By Rev. Robert F. Murphy, UU Fellowship of Falmouth

Brace yourself for another long, hot summer. At the end of May 2013, the Oklahoma tornado was a recent memory. Thunderstorms were firing up over the Middle West. Major storms were reported from New York and Pennsylvania to New England. Community leaders were studying the hurricane forecast developed by the National Oceanic and Atmospheric Administration. A very difficult season is anticipated and the NOAA people usually get things right.

In past years, many congregations have waited for natural disasters to happen. This year, the Unitarian Universalist Fellowship of Falmouth, Massachusetts, decided to take the initiative. The Falmouth fellowship is located on Cape Cod and coastal residents know that they live in harm’s way. Cape Cod has a large population of senior citizens. Instead of waiting for tragedies to occur, why not encourage emergency preparations?

The Falmouth fellowship organized several events for the end of May and the start of June.

On May 24th, the congregation presented a community program on climate change and emergency preparations, with special attention given to congregations. All religious organizations in the area were invited to send representatives to a strategy session. The interfaith Falmouth Clergy Association and the Cape Cod Council of Churches provided support. More than forty people participated in the May 24th program. Special attention was given to pastoral care, emergency communications, environmental justice concerns, and cooperation with community agencies like the Red Cross.
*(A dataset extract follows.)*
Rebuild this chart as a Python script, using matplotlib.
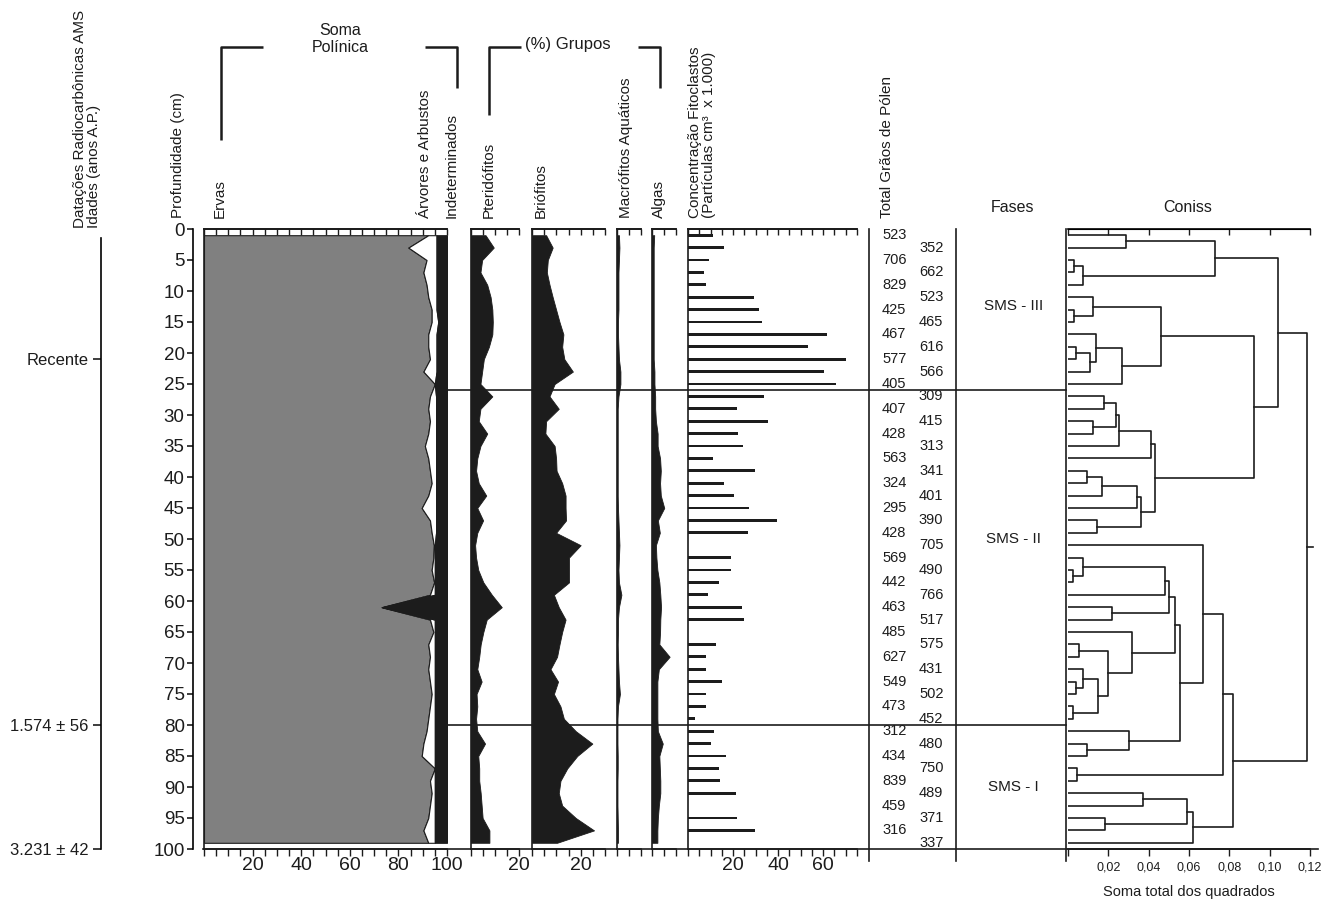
import numpy as np
import matplotlib
matplotlib.use("Agg")
import matplotlib.pyplot as plt
from matplotlib.lines import Line2D
from matplotlib.transforms import blended_transform_factory

plt.rcParams['font.family'] = ['Liberation Sans', 'DejaVu Sans']

# ---------------------------------------------------------------- data
depths = [1, 3, 5, 7, 9, 11, 13, 15, 17, 19, 21, 23, 25, 27, 29, 31, 33, 35, 37, 39,
          41, 43, 45, 47, 49, 51, 53, 55, 57, 59, 61, 63, 65, 67, 69, 71, 73, 75, 77, 79,
          81, 83, 85, 87, 89, 91, 93, 95, 97, 99]

# Soma polínica (%): herbs, trees/shrubs, undetermined
ervas = [92.3, 84.1, 91.6, 90.3, 91.6, 92.3, 93.7, 93.7, 92.3, 92.3, 93.0, 90.3, 95.0,
         93.0, 92.3, 93.0, 92.3, 90.9, 92.3, 93.0, 93.7, 92.3, 89.6, 93.0, 93.7, 94.6,
         94.4, 93.7, 94.7, 93.0, 73.1, 93.0, 94.4, 92.3, 93.0, 92.3, 93.0, 93.7, 93.0,
         92.3, 91.6, 90.3, 89.6, 95.0, 93.0, 93.7, 93.0, 92.3, 90.3, 92.3]
arvores = [3.4, 11.6, 4.1, 5.4, 4.1, 3.4, 2.0, 2.7, 3.4, 3.4, 2.7, 5.4, 0.0, 2.5, 3.2,
           2.5, 3.2, 4.6, 3.2, 2.5, 1.8, 3.2, 5.9, 2.5, 1.8, 0.4, 0.6, 1.3, 0.3, 2.0,
           0.4, 2.0, 0.6, 2.7, 2.0, 2.7, 2.0, 1.3, 2.0, 2.7, 3.4, 4.7, 5.4, 0.0, 2.0,
           1.3, 2.0, 2.7, 4.7, 2.7]
indeterminados = [4.3, 4.3, 4.3, 4.3, 4.3, 4.3, 4.3, 3.6, 4.3, 4.3, 4.3, 4.3, 5.0, 4.5,
                  4.5, 4.5, 4.5, 4.5, 4.5, 4.5, 4.5, 4.5, 4.5, 4.5, 4.5, 5.0, 5.0, 5.0,
                  5.0, 5.0, 26.5, 5.0, 5.0, 5.0, 5.0, 5.0, 5.0, 5.0, 5.0, 5.0, 5.0, 5.0,
                  5.0, 5.0, 5.0, 5.0, 5.0, 5.0, 5.0, 5.0]

# (%) Grupos
pteridofitos = [6.2, 9.6, 4.8, 4.1, 6.9, 8.3, 9.0, 9.2, 9.0, 7.6, 5.5, 4.8, 4.1, 9.0,
                4.1, 3.4, 6.9, 4.1, 2.8, 2.3, 3.4, 6.5, 2.8, 5.2, 2.8, 1.9, 2.3, 3.2,
                5.3, 8.8, 12.9, 6.7, 5.3, 4.2, 3.6, 2.8, 4.6, 2.5, 2.8, 2.3, 2.8, 6.0,
                3.2, 3.6, 3.6, 4.2, 4.6, 5.0, 7.8, 7.8]
briofitos = [5.8, 8.5, 6.5, 6.1, 7.2, 8.5, 9.9, 11.3, 12.9, 12.4, 13.3, 16.8, 9.3, 7.2,
             11.0, 5.8, 5.5, 9.3, 9.9, 10.1, 12.4, 13.8, 13.8, 14.0, 9.9, 20.0, 15.2,
             15.2, 15.2, 9.0, 11.0, 13.8, 12.4, 11.3, 10.3, 7.6, 10.7, 9.0, 11.7, 13.1,
             18.0, 24.8, 18.6, 14.5, 11.7, 11.0, 12.4, 18.0, 25.5, 10.3]
macrofitos = [1.0, 1.2, 1.0, 0.8, 0.8, 0.8, 0.8, 0.6, 0.6, 0.8, 1.0, 1.6, 1.6, 0.8, 0.5,
              0.5, 0.5, 0.5, 0.5, 0.5, 0.5, 0.5, 0.6, 0.8, 1.0, 1.2, 1.0, 0.8, 1.0, 2.0,
              1.0, 0.6, 0.6, 0.5, 0.6, 0.8, 1.0, 1.4, 0.6, 0.4, 0.4, 0.4, 0.5, 0.5, 0.4,
              0.4, 0.4, 0.5, 0.6, 0.6]
algas = [1.1, 0.9, 0.9, 0.9, 0.9, 0.9, 0.9, 0.9, 0.9, 0.9, 0.9, 1.2, 1.2, 1.5, 1.5, 1.8,
         2.5, 2.5, 3.5, 3.8, 3.5, 3.8, 5.2, 2.6, 3.4, 1.8, 2.0, 2.4, 3.2, 3.6, 3.9, 3.6,
         3.5, 3.2, 7.4, 3.0, 2.4, 2.4, 2.4, 2.4, 2.6, 4.6, 3.2, 3.4, 3.6, 3.6, 3.0, 2.6,
         2.4, 2.4]

# Concentração de fitoclastos (partículas cm-3 x 1.000)
fitoclastos = [11.0, 16.1, 9.5, 7.1, 8.0, 29.3, 31.3, 32.7, 61.9, 53.3, 70.1, 60.4, 65.5,
               33.9, 21.6, 35.3, 22.1, 24.6, 11.0, 29.8, 16.1, 20.4, 27.0, 39.7, 26.8, 0.0,
               19.0, 19.0, 13.9, 8.9, 23.9, 24.7, 0.0, 12.4, 8.1, 8.1, 15.3, 8.0, 8.0, 3.3,
               11.7, 10.2, 17.0, 13.6, 14.1, 21.5, 0.0, 21.9, 29.6, 0.0]

# Total de grãos de pólen contados por amostra
total_polen = [523, 352, 706, 662, 829, 523, 425, 465, 467, 616, 577, 566, 405, 309, 407,
               415, 428, 313, 563, 341, 324, 401, 295, 390, 428, 705, 569, 490, 442, 766,
               463, 517, 485, 575, 627, 431, 549, 502, 473, 452, 312, 480, 434, 750, 839,
               489, 459, 371, 316, 337]

# Datações
datacao_depths = [21, 80, 100]
datacao_labels = ['Recente', '1.574 ± 56', '3.231 ± 42']

# Fases
fase_limites = [26, 80]
fase_labels = ['SMS - III', 'SMS - II', 'SMS - I']
fase_label_depths = [12.5, 50, 90]

# CONISS: (node a, node b, height); leaves 0..49, new nodes numbered from 50
coniss_merges = [
    (2, 3, 0.003), (50, 4, 0.0075), (0, 1, 0.029), (52, 51, 0.073),
    (6, 7, 0.003), (5, 54, 0.0126), (9, 10, 0.004), (56, 11, 0.011),
    (8, 57, 0.014), (58, 12, 0.027), (55, 59, 0.046), (13, 14, 0.018),
    (15, 16, 0.0126), (61, 62, 0.024), (63, 17, 0.0255), (64, 18, 0.041),
    (19, 20, 0.0093), (66, 21, 0.0167), (67, 22, 0.034), (23, 24, 0.0146),
    (68, 69, 0.036), (65, 70, 0.043), (60, 71, 0.092), (53, 72, 0.104),
    (27, 28, 0.0026), (26, 74, 0.0073), (75, 29, 0.048), (30, 31, 0.0217),
    (76, 77, 0.050), (33, 34, 0.0056), (36, 37, 0.004), (35, 80, 0.0076),
    (38, 39, 0.0026), (81, 82, 0.015), (79, 83, 0.020), (32, 84, 0.0316),
    (78, 85, 0.053), (41, 42, 0.0096), (40, 87, 0.030), (86, 88, 0.0556),
    (25, 89, 0.067), (43, 44, 0.0043), (90, 91, 0.0768), (45, 46, 0.037),
    (47, 48, 0.0184), (93, 94, 0.059), (95, 49, 0.062), (92, 96, 0.082),
    (73, 97, 0.1185),
]

# ---------------------------------------------------------------- layout
INK = '#1c1c1c'
GRAY = '#808080'
W, H = 1335, 900
TOP, BOT = 229, 849

fig = plt.figure(figsize=(W / 100, H / 100), dpi=100)
fig.patch.set_facecolor('white')

dep = np.array(depths, dtype=float)


def frame(x0, x1, y0=TOP, y1=BOT):
    return fig.add_axes([x0 / W, 1 - y1 / H, (x1 - x0) / W, (y1 - y0) / H])


def ftext(x, y, s, **kw):
    kw.setdefault('color', INK)
    return fig.text(x / W, 1 - y / H, s, **kw)


def fline(xs, ys, lw=1.8):
    fig.add_artist(Line2D([x / W for x in xs], [1 - y / H for y in ys],
                          color=INK, lw=lw, solid_capstyle='butt'))


def panel(x0, x1, xmax, step, labelled):
    ax = frame(x0, x1)
    ax.set_xlim(0, xmax)
    ax.set_ylim(100, 0)
    ax.patch.set_alpha(0)
    ax.spines['right'].set_visible(False)
    for s in ('left', 'top', 'bottom'):
        ax.spines[s].set_linewidth(1.2)
        ax.spines[s].set_color(INK)
    ax.set_yticks([])
    ticks = np.arange(0, xmax + 1e-9, step)
    ax.set_xticks(ticks)
    ax.set_xticklabels([f'{t:g}' if round(t, 6) in labelled else '' for t in ticks])
    ax.tick_params(axis='x', direction='out', length=5, width=1, pad=1,
                   labelsize=14, colors=INK)
    top = ax.secondary_xaxis('top')
    top.set_xticks(ticks)
    top.set_xticklabels([])
    top.tick_params(direction='in', length=4, width=1, colors=INK)
    top.spines['top'].set_linewidth(1.2)
    return ax


# Depth axis
ax_d = frame(193, 200)
ax_d.set_ylim(100, 0)
ax_d.set_xticks([])
for s in ('right', 'top', 'bottom'):
    ax_d.spines[s].set_visible(False)
ax_d.spines['left'].set_linewidth(1.2)
ax_d.set_yticks(np.arange(0, 101, 5))
ax_d.tick_params(axis='y', direction='out', length=4, width=1.2, pad=2,
                 labelsize=13.5, colors=INK)
ax_d.patch.set_alpha(0)

# Dating axis
ax_t = frame(101, 108)
ax_t.set_ylim(100, 0)
ax_t.set_xticks([])
for s in ('right', 'top', 'bottom'):
    ax_t.spines[s].set_visible(False)
ax_t.spines['left'].set_bounds(1.5, 100)
ax_t.spines['left'].set_linewidth(1.2)
ax_t.set_yticks(datacao_depths)
ax_t.set_yticklabels(datacao_labels)
ax_t.tick_params(axis='y', direction='out', length=6, width=1.2, pad=3,
                 labelsize=12, colors=INK)
ax_t.patch.set_alpha(0)

# Soma polínica (cumulative)
erv = np.array(ervas)
arv = erv + np.array(arvores)
ax_e = panel(204, 447, 100, 5, {20, 40, 60, 80, 100})
ax_e.fill_betweenx(dep, 0, erv, facecolor=GRAY, edgecolor=INK, lw=0.8)
ax_e.fill_betweenx(dep, erv, arv, facecolor='white', edgecolor=INK, lw=0.8)
ax_e.fill_betweenx(dep, arv, arv + np.array(indeterminados), facecolor=INK,
                   edgecolor=INK, lw=0.8)

# Group curves
for (x0, x1, xmax, vals, lab) in [(470.5, 519, 20, pteridofitos, {20}),
                                  (532, 605, 30, briofitos, {20}),
                                  (616.5, 641, 10, macrofitos, set()),
                                  (651.5, 676, 10, algas, set())]:
    a = panel(x0, x1, xmax, 5, lab)
    a.fill_betweenx(dep, 0, vals, facecolor=INK, edgecolor=INK, lw=0.6)

# Phytoclast concentration bars
ax_c = panel(688, 857, 75, 5, {20, 40, 60})
ax_c.barh(dep, fitoclastos, height=0.45, color=INK)

# Pollen totals
ax_n = frame(869, 956)
ax_n.set_xlim(0, 1)
ax_n.set_ylim(100, 0)
ax_n.axis('off')
for i, (d, n) in enumerate(zip(depths, total_polen)):
    ax_n.text(0.29 if i % 2 == 0 else 0.715, d, str(n), ha='center', va='center',
              fontsize=10.5, color=INK)

# Phases
ax_f = frame(956, 1066)
ax_f.set_xlim(0, 1)
ax_f.set_ylim(100, 0)
ax_f.axis('off')
for d, lab in zip(fase_label_depths, fase_labels):
    ax_f.text(0.52, d, lab, ha='center', va='center', fontsize=11, color=INK)

# CONISS dendrogram
ax_k = frame(1068, 1310)
ax_k.set_xlim(0, 0.12)
ax_k.set_ylim(100, 0)
ax_k.patch.set_alpha(0)
ax_k.spines['right'].set_visible(False)
ax_k.spines['left'].set_visible(False)
for s in ('top', 'bottom'):
    ax_k.spines[s].set_linewidth(1.2)
ax_k.set_yticks([])
kt = np.arange(0, 0.1201, 0.02)
ax_k.set_xticks(kt)
ax_k.set_xticklabels([''] + [f'{t:.2f}'.replace('.', ',') for t in kt[1:]])
ax_k.tick_params(axis='x', direction='out', length=5, width=1, pad=4,
                 labelsize=9, colors=INK)
ax_k.set_xlabel('Soma total dos quadrados', fontsize=10.5, labelpad=8, color=INK)
kt_top = ax_k.secondary_xaxis('top')
kt_top.set_xticks(kt)
kt_top.set_xticklabels([])
kt_top.tick_params(direction='in', length=4, width=1, colors=INK)

pos = {k: (0.0, d) for k, d in enumerate(depths)}
for i, (a, b, h) in enumerate(coniss_merges):
    xa, ya = pos[a]
    xb, yb = pos[b]
    ax_k.plot([xa, h, h, xb], [ya, ya, yb, yb], color=INK, lw=1.2)
    pos[len(depths) + i] = (h, (ya + yb) / 2)
rx, ry = pos[len(depths) + len(coniss_merges) - 1]
ax_k.plot([rx, 0.1215], [ry, ry], color=INK, lw=1.2, clip_on=False)

# Shared lines in depth units
bt = blended_transform_factory(fig.transFigure, ax_d.transData)
for d in fase_limites:
    fig.add_artist(Line2D([447 / W, 1066 / W], [d, d], transform=bt, color=INK, lw=1.2))
fig.add_artist(Line2D([203 / W, 1318 / W], [100, 100], transform=bt, color=INK, lw=1.2))
for x in (869, 956, 1066):
    fig.add_artist(Line2D([x / W, x / W], [0, 102], transform=bt, color=INK, lw=1.2))

# ---------------------------------------------------------------- headers
ftext(87, 228, 'Datações Radiocarbônicas AMS\nIdades (anos A.P.)', rotation=90,
      ha='center', va='bottom', fontsize=11, multialignment='left', linespacing=1.0)
for x, s in [(178, 'Profundidade (cm)'), (220, 'Ervas'), (425, 'Árvores e Arbustos'),
             (452, 'Indeterminados'), (489, 'Pteridófitos'), (541, 'Briófitos'),
             (626, 'Macrófitos Aquáticos'), (659, 'Algas'),
             (887, 'Total Grãos de Pólen')]:
    ftext(x, 218, s, rotation=90, ha='center', va='bottom', fontsize=11)
ftext(702, 218, 'Concentração Fitoclastos\n(Partículas cm³  x 1.000)', rotation=90,
      ha='center', va='bottom', fontsize=11, multialignment='left', linespacing=1.0)
ftext(1012, 208, 'Fases', ha='center', va='center', fontsize=11.5)
ftext(1188, 208, 'Coniss', ha='center', va='center', fontsize=11.5)

ftext(340, 39, 'Soma\nPolínica', ha='center', va='center', fontsize=11.5,
      linespacing=1.15)
ftext(568, 45, '(%) Grupos', ha='center', va='center', fontsize=12)

# brackets
fline([221, 221, 263], [140, 47, 47])
fline([425, 457, 457], [47, 47, 88])
fline([489, 489, 521], [115, 47, 47])
fline([638, 660, 660], [47, 47, 88])

fig.savefig('out.png', dpi=100, facecolor='white')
On May 25th, the Falmouth fellowship hosted an emergency services training program for volunteers. The county health department provided the trainers and the local Sierra Club group provided refreshments and additional support. At the beginning of June, the Falmouth fellowship worked with the Cape Cod Council of Churches and other religious organizations to encourage all religious organizations to pause for a time of reflection at the start of hurricane season. The Unitarian Universalists emphasized the importance of “deeds not creeds.” All religious organizations, in all religious traditions, have opportunities to support emergency services and reconstruction activities.

In an era of climate change, the Unitarian Universalist Fellowship of Falmouth is developing new strategies for consciousness raising and community organizing. By responding to immediate problems, the Falmouth fellowship hopes to involve more people in long-term work for managing climate change. Congregation leaders say that they’re working with the basics of Community Organizing 101.

Listen to people, build some trust, and try to be useful in the here and now. If climate change activists can’t save their neighbors from today’s storms – well, why and how will the activists be helpful during future emergencies?